When an actor is bent on establishing himself as a super hero and the director is willing to pander to his whims, the result is bound to be on the lines of ‘Thambikku Indha Ooru’ (U). The Bharath-Badri combo travels on the beaten track of a boy-meets-girl romance and predictable villainy. Needless to add that the girl’s dad is evil and the boy’s past is steeped in mystery. The saving graces of ‘Thambikku …’ are just a few – Prabhu’s performance, Ranjith’s ease as a villain and Bharath’s footwork in that order.
Akil (Bharath) is a businessman in Singapore. It’s love at first sight for him when he sees Divya (Sana Khan) at a mall. Meanwhile he gets to know that he’s an adopted child of his parents and flies down to Chennai to know his past. But once in the city he seems keener on following his sweetheart, who is also back from Singapore, than on finding his father. Matters move at their own speed and by the time the scheming villain is exposed, flashbacks unravel the true tale and the lovers unite you are exhausted.
Bharath looks good, dances well and has his expressions right, but his choice of roles doesn’t help him put his pluses to good use. Front benchers may be his target audience but he can still avoid clichés. And these days, mass heroes seem to think it is imperative to go on and on about their land and linguistic leanings, so much so the dialogue in such sequences sounds too contrived.

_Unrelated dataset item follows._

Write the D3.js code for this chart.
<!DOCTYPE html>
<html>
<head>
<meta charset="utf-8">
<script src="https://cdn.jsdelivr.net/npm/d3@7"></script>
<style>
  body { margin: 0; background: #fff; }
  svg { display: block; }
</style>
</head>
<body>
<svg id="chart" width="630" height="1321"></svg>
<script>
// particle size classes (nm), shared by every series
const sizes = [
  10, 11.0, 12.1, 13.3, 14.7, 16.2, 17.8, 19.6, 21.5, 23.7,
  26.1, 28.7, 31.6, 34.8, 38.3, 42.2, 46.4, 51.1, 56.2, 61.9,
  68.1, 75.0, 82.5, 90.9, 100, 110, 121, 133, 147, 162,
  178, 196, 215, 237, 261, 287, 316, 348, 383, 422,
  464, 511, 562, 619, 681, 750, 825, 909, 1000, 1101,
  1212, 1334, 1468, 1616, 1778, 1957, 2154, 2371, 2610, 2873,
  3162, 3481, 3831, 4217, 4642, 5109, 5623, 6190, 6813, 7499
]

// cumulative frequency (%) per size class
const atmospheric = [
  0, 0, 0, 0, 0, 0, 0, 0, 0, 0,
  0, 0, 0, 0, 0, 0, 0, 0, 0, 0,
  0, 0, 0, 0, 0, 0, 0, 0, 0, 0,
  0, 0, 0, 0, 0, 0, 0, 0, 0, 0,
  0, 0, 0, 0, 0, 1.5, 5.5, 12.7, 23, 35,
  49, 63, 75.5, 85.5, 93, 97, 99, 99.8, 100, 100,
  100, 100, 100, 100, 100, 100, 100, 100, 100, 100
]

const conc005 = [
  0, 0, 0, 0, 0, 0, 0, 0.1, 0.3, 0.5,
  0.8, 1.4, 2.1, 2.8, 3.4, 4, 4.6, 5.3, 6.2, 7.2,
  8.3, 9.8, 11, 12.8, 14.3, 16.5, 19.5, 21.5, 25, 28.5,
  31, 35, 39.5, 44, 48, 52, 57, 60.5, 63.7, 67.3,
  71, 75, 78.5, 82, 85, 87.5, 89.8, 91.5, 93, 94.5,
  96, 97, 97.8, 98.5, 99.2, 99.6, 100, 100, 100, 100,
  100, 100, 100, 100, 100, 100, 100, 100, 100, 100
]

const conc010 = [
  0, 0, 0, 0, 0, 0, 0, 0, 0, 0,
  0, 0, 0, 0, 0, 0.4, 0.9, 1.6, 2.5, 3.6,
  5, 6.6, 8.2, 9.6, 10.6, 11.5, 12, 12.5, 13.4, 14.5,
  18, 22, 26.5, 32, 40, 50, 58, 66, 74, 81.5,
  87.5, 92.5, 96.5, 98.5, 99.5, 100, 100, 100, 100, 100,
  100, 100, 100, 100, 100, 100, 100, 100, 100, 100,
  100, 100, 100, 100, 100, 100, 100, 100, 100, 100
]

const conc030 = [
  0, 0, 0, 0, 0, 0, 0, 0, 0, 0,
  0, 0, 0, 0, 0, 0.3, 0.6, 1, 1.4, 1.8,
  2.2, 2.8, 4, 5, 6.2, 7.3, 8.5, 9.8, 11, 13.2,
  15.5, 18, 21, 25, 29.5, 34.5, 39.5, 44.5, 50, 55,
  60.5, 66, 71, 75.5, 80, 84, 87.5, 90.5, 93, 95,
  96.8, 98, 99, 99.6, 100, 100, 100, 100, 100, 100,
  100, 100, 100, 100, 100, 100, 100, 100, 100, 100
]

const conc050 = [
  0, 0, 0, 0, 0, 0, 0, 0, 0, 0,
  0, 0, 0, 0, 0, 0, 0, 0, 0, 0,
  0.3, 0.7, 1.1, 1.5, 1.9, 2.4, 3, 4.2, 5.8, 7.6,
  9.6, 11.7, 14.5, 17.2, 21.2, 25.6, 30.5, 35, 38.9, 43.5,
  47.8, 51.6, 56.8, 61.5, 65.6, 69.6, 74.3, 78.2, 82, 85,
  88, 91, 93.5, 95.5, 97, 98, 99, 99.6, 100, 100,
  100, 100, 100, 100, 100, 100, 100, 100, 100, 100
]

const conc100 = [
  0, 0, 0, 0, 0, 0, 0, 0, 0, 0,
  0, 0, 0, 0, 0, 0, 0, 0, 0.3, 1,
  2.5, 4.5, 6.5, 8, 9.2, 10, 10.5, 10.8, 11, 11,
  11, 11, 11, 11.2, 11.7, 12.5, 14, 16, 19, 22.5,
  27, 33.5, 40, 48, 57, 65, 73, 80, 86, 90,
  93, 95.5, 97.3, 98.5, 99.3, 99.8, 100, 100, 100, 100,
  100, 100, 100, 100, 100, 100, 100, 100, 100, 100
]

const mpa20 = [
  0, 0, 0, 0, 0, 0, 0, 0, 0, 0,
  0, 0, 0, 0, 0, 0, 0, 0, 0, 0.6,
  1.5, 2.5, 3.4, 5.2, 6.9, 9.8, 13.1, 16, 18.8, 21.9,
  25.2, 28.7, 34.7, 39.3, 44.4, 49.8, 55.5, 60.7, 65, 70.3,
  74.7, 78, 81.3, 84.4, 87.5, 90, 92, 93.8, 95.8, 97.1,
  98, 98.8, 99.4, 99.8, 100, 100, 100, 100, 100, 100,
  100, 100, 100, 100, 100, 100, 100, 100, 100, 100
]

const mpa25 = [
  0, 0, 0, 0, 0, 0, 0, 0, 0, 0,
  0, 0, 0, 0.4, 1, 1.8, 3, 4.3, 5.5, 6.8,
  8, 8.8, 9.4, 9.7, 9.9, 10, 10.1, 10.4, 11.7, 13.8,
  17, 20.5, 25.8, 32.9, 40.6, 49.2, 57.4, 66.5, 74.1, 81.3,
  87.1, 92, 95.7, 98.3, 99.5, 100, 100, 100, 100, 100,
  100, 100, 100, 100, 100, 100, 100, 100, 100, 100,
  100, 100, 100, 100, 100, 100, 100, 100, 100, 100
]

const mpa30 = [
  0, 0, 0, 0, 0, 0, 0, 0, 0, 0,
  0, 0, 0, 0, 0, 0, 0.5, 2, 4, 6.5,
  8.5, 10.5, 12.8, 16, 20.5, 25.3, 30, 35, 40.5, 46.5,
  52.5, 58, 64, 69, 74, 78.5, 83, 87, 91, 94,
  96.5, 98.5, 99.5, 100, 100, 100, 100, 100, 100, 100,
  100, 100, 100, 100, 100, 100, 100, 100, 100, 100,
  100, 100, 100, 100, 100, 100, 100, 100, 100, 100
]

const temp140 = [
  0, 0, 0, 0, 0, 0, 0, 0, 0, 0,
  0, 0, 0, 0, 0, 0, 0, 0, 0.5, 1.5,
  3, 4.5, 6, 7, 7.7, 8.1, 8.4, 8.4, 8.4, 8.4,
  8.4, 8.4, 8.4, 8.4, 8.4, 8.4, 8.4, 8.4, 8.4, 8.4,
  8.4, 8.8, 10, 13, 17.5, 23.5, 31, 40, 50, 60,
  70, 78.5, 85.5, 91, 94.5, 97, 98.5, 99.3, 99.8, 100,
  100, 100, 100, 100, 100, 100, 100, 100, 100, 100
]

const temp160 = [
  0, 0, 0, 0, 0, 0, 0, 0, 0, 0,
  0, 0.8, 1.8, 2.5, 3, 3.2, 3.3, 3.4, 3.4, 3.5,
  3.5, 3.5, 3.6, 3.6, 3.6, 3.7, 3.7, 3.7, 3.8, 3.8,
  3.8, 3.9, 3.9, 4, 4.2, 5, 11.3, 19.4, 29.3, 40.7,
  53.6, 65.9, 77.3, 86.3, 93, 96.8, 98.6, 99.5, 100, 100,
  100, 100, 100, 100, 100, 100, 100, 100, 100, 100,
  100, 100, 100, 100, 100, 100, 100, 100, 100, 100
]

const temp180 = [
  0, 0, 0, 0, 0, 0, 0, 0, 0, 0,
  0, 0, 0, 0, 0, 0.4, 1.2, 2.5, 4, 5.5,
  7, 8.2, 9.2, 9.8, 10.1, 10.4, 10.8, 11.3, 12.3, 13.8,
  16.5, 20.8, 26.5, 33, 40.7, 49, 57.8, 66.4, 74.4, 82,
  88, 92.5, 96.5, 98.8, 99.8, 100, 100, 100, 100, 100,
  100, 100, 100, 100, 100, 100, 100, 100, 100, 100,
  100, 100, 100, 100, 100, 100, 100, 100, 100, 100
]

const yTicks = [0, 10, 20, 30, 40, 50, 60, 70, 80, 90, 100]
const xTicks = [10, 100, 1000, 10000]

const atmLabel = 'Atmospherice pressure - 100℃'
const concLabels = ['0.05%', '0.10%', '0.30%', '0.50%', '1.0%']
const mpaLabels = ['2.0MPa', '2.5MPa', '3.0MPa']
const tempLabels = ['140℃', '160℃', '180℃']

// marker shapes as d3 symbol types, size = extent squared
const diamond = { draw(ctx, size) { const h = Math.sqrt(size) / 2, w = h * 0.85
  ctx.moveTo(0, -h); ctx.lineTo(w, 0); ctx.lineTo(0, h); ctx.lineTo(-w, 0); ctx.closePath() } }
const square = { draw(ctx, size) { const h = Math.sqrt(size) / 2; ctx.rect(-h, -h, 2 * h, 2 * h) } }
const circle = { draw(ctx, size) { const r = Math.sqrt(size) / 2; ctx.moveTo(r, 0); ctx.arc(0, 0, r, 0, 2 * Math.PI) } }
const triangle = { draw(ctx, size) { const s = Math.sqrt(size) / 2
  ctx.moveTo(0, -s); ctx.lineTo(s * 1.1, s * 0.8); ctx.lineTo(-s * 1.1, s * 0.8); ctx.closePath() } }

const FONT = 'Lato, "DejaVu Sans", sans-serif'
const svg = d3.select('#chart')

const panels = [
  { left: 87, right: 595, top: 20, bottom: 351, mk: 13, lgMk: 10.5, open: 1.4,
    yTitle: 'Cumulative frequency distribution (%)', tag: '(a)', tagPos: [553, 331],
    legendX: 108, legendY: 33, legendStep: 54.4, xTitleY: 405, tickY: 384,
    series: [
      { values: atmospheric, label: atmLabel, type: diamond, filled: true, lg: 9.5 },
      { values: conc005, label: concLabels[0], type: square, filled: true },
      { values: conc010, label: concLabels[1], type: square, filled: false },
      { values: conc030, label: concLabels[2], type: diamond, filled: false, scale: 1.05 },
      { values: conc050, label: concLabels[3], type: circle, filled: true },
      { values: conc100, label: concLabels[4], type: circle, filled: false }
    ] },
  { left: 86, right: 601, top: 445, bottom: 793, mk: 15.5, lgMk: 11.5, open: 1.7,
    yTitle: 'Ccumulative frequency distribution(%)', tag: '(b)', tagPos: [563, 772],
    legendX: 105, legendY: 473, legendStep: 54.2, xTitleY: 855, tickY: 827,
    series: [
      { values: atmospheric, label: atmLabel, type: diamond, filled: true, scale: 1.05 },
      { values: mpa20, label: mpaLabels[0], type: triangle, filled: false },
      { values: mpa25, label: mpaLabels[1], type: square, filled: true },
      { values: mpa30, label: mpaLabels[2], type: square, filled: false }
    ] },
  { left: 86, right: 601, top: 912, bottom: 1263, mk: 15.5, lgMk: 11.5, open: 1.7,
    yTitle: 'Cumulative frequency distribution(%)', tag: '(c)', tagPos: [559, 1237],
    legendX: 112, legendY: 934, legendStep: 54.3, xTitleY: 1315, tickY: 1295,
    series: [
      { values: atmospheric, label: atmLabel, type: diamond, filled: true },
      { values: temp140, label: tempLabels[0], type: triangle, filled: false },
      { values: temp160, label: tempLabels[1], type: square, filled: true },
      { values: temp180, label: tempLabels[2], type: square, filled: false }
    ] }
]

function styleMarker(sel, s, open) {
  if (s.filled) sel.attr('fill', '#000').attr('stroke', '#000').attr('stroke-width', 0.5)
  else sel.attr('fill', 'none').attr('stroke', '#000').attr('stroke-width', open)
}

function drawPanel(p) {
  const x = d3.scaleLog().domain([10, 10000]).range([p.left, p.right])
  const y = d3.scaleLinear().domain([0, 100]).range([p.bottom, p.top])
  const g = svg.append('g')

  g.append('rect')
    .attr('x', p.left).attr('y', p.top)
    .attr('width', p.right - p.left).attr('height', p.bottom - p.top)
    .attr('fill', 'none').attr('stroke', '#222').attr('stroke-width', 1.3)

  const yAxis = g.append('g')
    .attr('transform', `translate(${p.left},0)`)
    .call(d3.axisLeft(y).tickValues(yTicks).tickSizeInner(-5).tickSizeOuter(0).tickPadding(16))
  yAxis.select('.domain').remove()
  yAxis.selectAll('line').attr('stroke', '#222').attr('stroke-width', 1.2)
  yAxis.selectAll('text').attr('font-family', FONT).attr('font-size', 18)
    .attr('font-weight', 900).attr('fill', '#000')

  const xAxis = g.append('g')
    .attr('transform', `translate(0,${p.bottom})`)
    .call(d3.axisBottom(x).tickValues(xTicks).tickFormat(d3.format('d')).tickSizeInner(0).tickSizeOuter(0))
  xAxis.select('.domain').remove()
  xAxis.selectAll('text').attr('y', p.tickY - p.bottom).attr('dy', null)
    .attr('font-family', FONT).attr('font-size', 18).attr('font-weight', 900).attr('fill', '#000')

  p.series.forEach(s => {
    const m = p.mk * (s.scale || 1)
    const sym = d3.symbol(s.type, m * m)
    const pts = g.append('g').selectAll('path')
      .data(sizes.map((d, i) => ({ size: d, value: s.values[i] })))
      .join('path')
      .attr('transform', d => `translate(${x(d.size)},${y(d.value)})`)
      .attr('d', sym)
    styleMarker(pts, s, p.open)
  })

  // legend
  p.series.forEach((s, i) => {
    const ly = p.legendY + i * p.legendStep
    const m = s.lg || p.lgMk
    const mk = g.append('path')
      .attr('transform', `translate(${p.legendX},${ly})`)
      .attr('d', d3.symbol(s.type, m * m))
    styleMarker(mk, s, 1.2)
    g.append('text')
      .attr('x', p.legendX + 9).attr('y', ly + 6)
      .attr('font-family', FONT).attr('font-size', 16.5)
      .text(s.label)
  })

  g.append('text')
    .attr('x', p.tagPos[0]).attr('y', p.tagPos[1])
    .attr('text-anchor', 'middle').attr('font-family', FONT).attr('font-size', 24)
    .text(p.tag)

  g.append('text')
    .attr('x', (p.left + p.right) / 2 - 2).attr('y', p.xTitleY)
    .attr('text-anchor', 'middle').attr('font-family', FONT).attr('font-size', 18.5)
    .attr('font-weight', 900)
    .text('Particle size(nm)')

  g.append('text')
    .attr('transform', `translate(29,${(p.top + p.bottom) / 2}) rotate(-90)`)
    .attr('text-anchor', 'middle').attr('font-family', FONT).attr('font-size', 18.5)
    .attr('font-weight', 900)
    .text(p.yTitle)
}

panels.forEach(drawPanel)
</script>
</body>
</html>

‘TIO’ takes you to the films of the 1970s when a moustache or a goatee was enough for a hero to become absolutely unrecognisable – none can see through the ‘disguise’! Forty years later it’s agonising to see the same ploy being used and the sense of déjà vu is too much to take. The other sore point is the comedy. It’s time Vivekh does some serious revamping of his style that is becoming more scatological than humorous. At best the so called witticisms evoke a grimace. And how long can a comedian make people laugh by mimicking other actors and their roles? M.S. Bhasker as Golconda Kondal Rao is initially funny. Later the laboured attempts to tickle irk. Sana Khan looks charming -- the run-of the mill role expects her to be just that.
Is it sorrow that makes Prabhu sport the flowing, odd black garb almost throughout? The costume appears too alien – yet whatever the limitations, his enactment has always been commendable. ‘Thambikku …’ isn’t an exception.
Writer-director Badri’s two earlier films ‘Veeraappu’ and ‘Aindhaam Padai’ showed him as a filmmaker with potential, because despite formula ingredients, they were engaging. But ‘Thambikku Indha Ooru,’ his third, is a far cry from what you thought he is capable of.